Imagine soaring like a hawk thousands of feet above the ground. Although the air is somewhat chilly, the view is tremendous and the solitude is relaxing. You search for updrafts of air to keep you aloft so that you can enjoy this feeling for hours. This is the experience of hang gliding.
The hang glider’s wing, called a delta wing or Rogallo wing, is an outgrowth of NASA engineer Francis Rogallo’s research on kites and parachutes in the 1960s. Rogallo had proposed the wing as a method of returning spacecraft to Earth. The delta-wing parachute was lightweight, durable and highly maneuverable. Later, John Dickenson, Bill Moyes, Bill Bennett and Richard Miller developed the Rogallo wing into the modern hang glider and launched an immensely popular sport shared by millions of people worldwide.
The hang glider is actually a triangle-shaped airfoil, a modified parachute (known as a flexible wing) made of nylon or Dacron fabric. The triangular shape is maintained by rigid aluminum tubes and cables and is designed to allow air to flow over the surface to make the wing rise. Newer, high-performance hang-glider designs use a rigid wing with stiff aluminum struts inside the fabric to give it shape, eliminating the need for supporting cables.
Hang gliding is often confused with paragliding, though the two sports are quite different from one another.
In this article, we will examine the sport of hang gliding. We’ll show you the details of the aircraft, the equipment involved, how to fly it and how to become a certified hang glider.

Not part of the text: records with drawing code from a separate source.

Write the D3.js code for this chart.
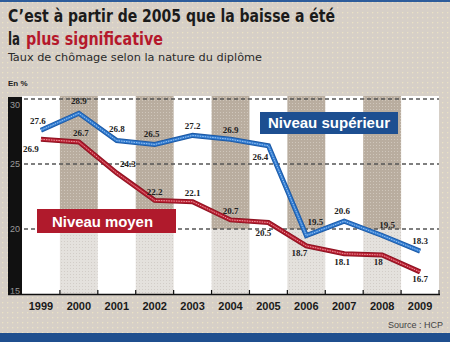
<!DOCTYPE html>
<html>
<head>
<meta charset="utf-8">
<script src="https://cdn.jsdelivr.net/npm/d3@7"></script>
<style>
  html, body { margin: 0; padding: 0; background: #d7d0c8; }
  svg { display: block; }
</style>
</head>
<body>
<svg id="chart" width="450" height="342"></svg>
<script>
// ---- data ----
const years = [1999, 2000, 2001, 2002, 2003, 2004, 2005, 2006, 2007, 2008, 2009];
const superieur = [27.6, 28.9, 26.8, 26.5, 27.2, 26.9, 26.4, 19.5, 20.6, 19.5, 18.3];
const moyen = [26.9, 26.7, 24.3, 22.2, 22.1, 20.7, 20.5, 18.7, 18.1, 18, 16.7];
const yTickValues = [15, 20, 25, 30];
const gridValues = [20, 25, 30];
const shadedYears = [2000, 2002, 2004, 2006, 2008];

// label placement (offsets from the point, in px)
const supLabelOffsets = [[-3,-6],[0,-9],[0,-9],[-3,-8],[0,-6],[0,-6],[-8,14],[9,-11],[-2,-7],[5,-8],[0,-7]];
const moyLabelOffsets = [[-10,13],[2,-6],[11,-6],[0,-5],[0,-6],[0,-6],[-5,13],[-7,10],[-2,11],[-4,10],[0,10]];

const svg = d3.select("#chart");
const W = 450, H = 342;

// ---- background pattern ----
const defs = svg.append("defs");
const bgPat = defs.append("pattern").attr("id","bgdots").attr("width",5).attr("height",5).attr("patternUnits","userSpaceOnUse");
bgPat.append("rect").attr("width",5).attr("height",5).attr("fill","#d6cfc7");
bgPat.append("rect").attr("x",2).attr("y",2).attr("width",1.3).attr("height",1.3).attr("fill","#ebe3c4");
const bandPat = defs.append("pattern").attr("id","banddots").attr("width",3).attr("height",3).attr("patternUnits","userSpaceOnUse");
bandPat.append("rect").attr("width",3).attr("height",3).attr("fill","#b9ad9f");
bandPat.append("rect").attr("x",1).attr("y",1).attr("width",1).attr("height",1).attr("fill","#cfc6bb");
const bandPat2 = defs.append("pattern").attr("id","banddots2").attr("width",3).attr("height",3).attr("patternUnits","userSpaceOnUse");
bandPat2.append("rect").attr("width",3).attr("height",3).attr("fill","#e4e1dd");
bandPat2.append("rect").attr("x",1).attr("y",1).attr("width",1).attr("height",1).attr("fill","#d2cdc8");

svg.append("rect").attr("width",W).attr("height",H).attr("fill","url(#bgdots)");
svg.append("rect").attr("x",0).attr("y",0).attr("width",W).attr("height",2).attr("fill","#2d5c9b");
svg.append("rect").attr("x",0).attr("y",333).attr("width",W).attr("height",9).attr("fill","#1f4f8f");

// ---- titles ----
const titleFont = "'Liberation Sans Narrow','DejaVu Sans Condensed',sans-serif";
svg.append("text").attr("x",8).attr("y",22)
  .attr("font-family",titleFont)
  .attr("font-weight","bold").attr("font-size",17.5).attr("fill","#1b1b1b")
  .attr("textLength",327).attr("lengthAdjust","spacingAndGlyphs")
  .text("C’est à partir de 2005 que la baisse a été");
svg.append("text").attr("x",8).attr("y",45)
  .attr("font-family",titleFont)
  .attr("font-weight","bold").attr("font-size",17.5).attr("fill","#1b1b1b")
  .attr("textLength",12).attr("lengthAdjust","spacingAndGlyphs")
  .text("la");
svg.append("text").attr("x",26).attr("y",45)
  .attr("font-family",titleFont)
  .attr("font-weight","bold").attr("font-size",17.5).attr("fill","#b5182b")
  .attr("textLength",137).attr("lengthAdjust","spacingAndGlyphs")
  .text("plus significative");

svg.append("text").attr("x",8).attr("y",61)
  .attr("font-family",titleFont)
  .attr("font-size",10.5).attr("fill","#2a2a2a")
  .attr("textLength",254).attr("lengthAdjust","spacingAndGlyphs")
  .text("Taux de chômage selon la nature du diplôme");

svg.append("text").attr("x",8).attr("y",86)
  .attr("font-family","'Liberation Sans',Arial,sans-serif")
  .attr("font-weight","bold").attr("font-size",8).attr("fill","#222")
  .text("En %");

svg.append("text").attr("x",443).attr("y",328).attr("text-anchor","end")
  .attr("font-family","'Liberation Sans',Arial,sans-serif")
  .attr("font-size",9).attr("fill","#444")
  .text("Source : HCP");

// ---- scales ----
const plotLeft = 22, plotRight = 439, plotTop = 96, plotBottom = 294;
const x = d3.scaleBand().domain(years).range([plotLeft, plotRight]).padding(0);
const y = d3.scaleLinear().domain([15, 30]).range([294, 99]);
const cx = d => x(d) + x.bandwidth()/2;

// plot background
svg.append("rect").attr("x",plotLeft).attr("y",plotTop).attr("width",plotRight-plotLeft).attr("height",plotBottom-plotTop).attr("fill","#ffffff");

// shaded bands
svg.append("g").selectAll("rect").data(shadedYears).join("rect")
  .attr("x", d => x(d)).attr("y", plotTop).attr("width", x.bandwidth()).attr("height", y(20) - plotTop)
  .attr("fill","url(#banddots)");
svg.append("g").selectAll("rect").data(shadedYears).join("rect")
  .attr("x", d => x(d)).attr("y", y(20)).attr("width", x.bandwidth()).attr("height", plotBottom - y(20))
  .attr("fill","url(#banddots2)");

// gridlines
svg.append("g").selectAll("line").data(gridValues).join("line")
  .attr("x1", plotLeft+2).attr("x2", plotRight).attr("y1", d => y(d)).attr("y2", d => y(d))
  .attr("stroke","#555").attr("stroke-width",1.3).attr("stroke-dasharray","4,3");

// left black bar + y axis
svg.append("rect").attr("x",8).attr("y",plotTop+1).attr("width",14).attr("height",plotBottom-plotTop-1).attr("fill","#111");
const yAxis = svg.append("g").attr("transform",`translate(${plotLeft-1},0)`)
  .call(d3.axisLeft(y).tickValues(yTickValues).tickSize(0).tickPadding(1));
yAxis.select(".domain").remove();
yAxis.selectAll("text")
  .attr("font-family","'Liberation Sans Narrow','Liberation Sans',sans-serif")
  .attr("font-size",9).attr("fill","#9a9a9a")
  .attr("dy", d => d === 30 ? "0.9em" : (d === 15 ? "-0.05em" : "0.32em"));

// x axis
const xAxis = svg.append("g").attr("transform",`translate(0,${plotBottom})`)
  .call(d3.axisBottom(x).tickSize(0).tickPadding(8));
xAxis.select(".domain").remove();
xAxis.selectAll("text")
  .attr("font-family","'Liberation Sans',Arial,sans-serif")
  .attr("font-weight","bold").attr("font-size",11).attr("fill","#1a1a1a");
svg.append("line").attr("x1",8).attr("x2",plotRight+1).attr("y1",plotBottom+0.5).attr("y2",plotBottom+0.5)
  .attr("stroke","#111").attr("stroke-width",1.5);
svg.append("g").selectAll("line").data(years.slice(1).concat(["end"])).join("line")
  .attr("x1", d => d === "end" ? plotRight : x(d)).attr("x2", d => d === "end" ? plotRight : x(d))
  .attr("y1", plotBottom - 4).attr("y2", plotBottom)
  .attr("stroke","#111").attr("stroke-width",1.2);

// ---- lines ----
const line = d3.line().x((d,i) => cx(years[i])).y(d => y(d));
function drawSeries(vals, dark, mid, light) {
  svg.append("path").datum(vals).attr("d", line).attr("fill","none")
    .attr("stroke", dark).attr("stroke-width", 5).attr("stroke-linejoin","miter");
  svg.append("path").datum(vals).attr("d", line).attr("fill","none")
    .attr("stroke", mid).attr("stroke-width", 3).attr("stroke-linejoin","miter");
  svg.append("path").datum(vals).attr("d", line).attr("fill","none")
    .attr("stroke", light).attr("stroke-width", 0.9).attr("stroke-dasharray","1.5,1").attr("stroke-linejoin","miter");
}
drawSeries(moyen, "#8e1322", "#b81e30", "#f0a8b0");
drawSeries(superieur, "#1d5aa6", "#2f7ad0", "#a9cdf3");

// ---- value labels ----
function drawLabels(vals, offsets) {
  svg.append("g").selectAll("text").data(vals).join("text")
    .attr("x", (d,i) => cx(years[i]) + offsets[i][0])
    .attr("y", (d,i) => y(d) + offsets[i][1])
    .attr("text-anchor","middle")
    .attr("font-family","'Liberation Serif','DejaVu Serif',serif")
    .attr("font-weight","bold").attr("font-size",9).attr("fill","#222")
    .text(d => String(d));
}
drawLabels(superieur, supLabelOffsets);
drawLabels(moyen, moyLabelOffsets);

// ---- legend boxes ----
svg.append("rect").attr("x",260).attr("y",112).attr("width",138).attr("height",22).attr("fill","#1d4f91");
svg.append("text").attr("x",268).attr("y",128)
  .attr("font-family","'Liberation Sans',Arial,sans-serif")
  .attr("font-weight","bold").attr("font-size",14).attr("fill","#ffffff")
  .attr("textLength",122).attr("lengthAdjust","spacingAndGlyphs")
  .text("Niveau supérieur");
svg.append("rect").attr("x",37).attr("y",209).attr("width",139).attr("height",24).attr("fill","#b01a2c");
svg.append("text").attr("x",52).attr("y",226.5)
  .attr("font-family","'Liberation Sans',Arial,sans-serif")
  .attr("font-weight","bold").attr("font-size",15).attr("fill","#ffffff")
  .attr("textLength",101).attr("lengthAdjust","spacingAndGlyphs")
  .text("Niveau moyen");
</script>
</body>
</html>
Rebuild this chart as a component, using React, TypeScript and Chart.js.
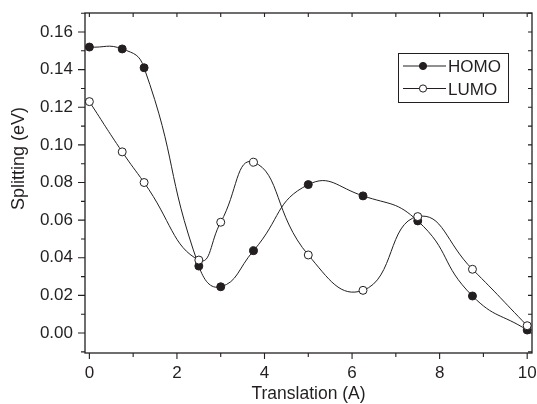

To launch, the pilot must run down a slope to get air moving across the wing at about 15 to 25 miles per hour (24 to 40 kph). This movement of air over the surface of the wing generates lift, the force that counters gravity and keeps the glider aloft. Once aloft, gravity (the weight of the hang glider and pilot) pulls the glider back toward Earth and propels the glider forward, continually causing air to flow over the wing.
In addition to the horizontal movement of air, hang gliders can get lift from rising currents of air, such as columns of hot air (thermal lift) or air deflected upward by mountainous or ridge topography (ridge lift). As the hang glider and pilot move through the air, they collide with air molecules. The frictional force caused by these collisions is known as drag, which slows the glider down. The amount of drag is proportional to the airspeed of the hang glider: The faster the glider moves, the more drag it creates.
How a pilot maneuvers a hang glider
As with soarplane gliders, the balance of these three forces (lift, drag, gravity) determines how high the hang glider can go, how far it can travel and how long it can stay aloft. The performance of a hang glider and the distance it can travel is determined by its glide ratio (lift/drag ratio), the ratio of the forward distance traveled to the vertical distance dropped. Unlike soarplane gliders, hang gliders have neither movable surfaces on the wing nor a tail to deflect airflow and maneuver the craft. Instead, the pilot is suspended from the hang glider’s center-of-mass (hence the term “hang” glider) by way of a harness, maneuvering the hang glider by shifting his or her weight (changing the center-of-mass) in the direction of the intended turn.
The pilot can also change the angle that the wing makes with the horizontal axis (angle of attack), which determines the airspeed and the glide ratio of the hang glider. If the pilot pulls back on the glider, tipping its nose down, the glider speeds up. If the pilot pushes forward on the glider, tipping its nose up, the glider slows down or even stalls. In stalling, no air flows over the wing so the glider can’t fly.
Hand Gliding equipment
The basic equipment for hang gliding consists of the glider itself, the harness and a helmet. In addition, some pilots have instruments and an emergency reserve parachute.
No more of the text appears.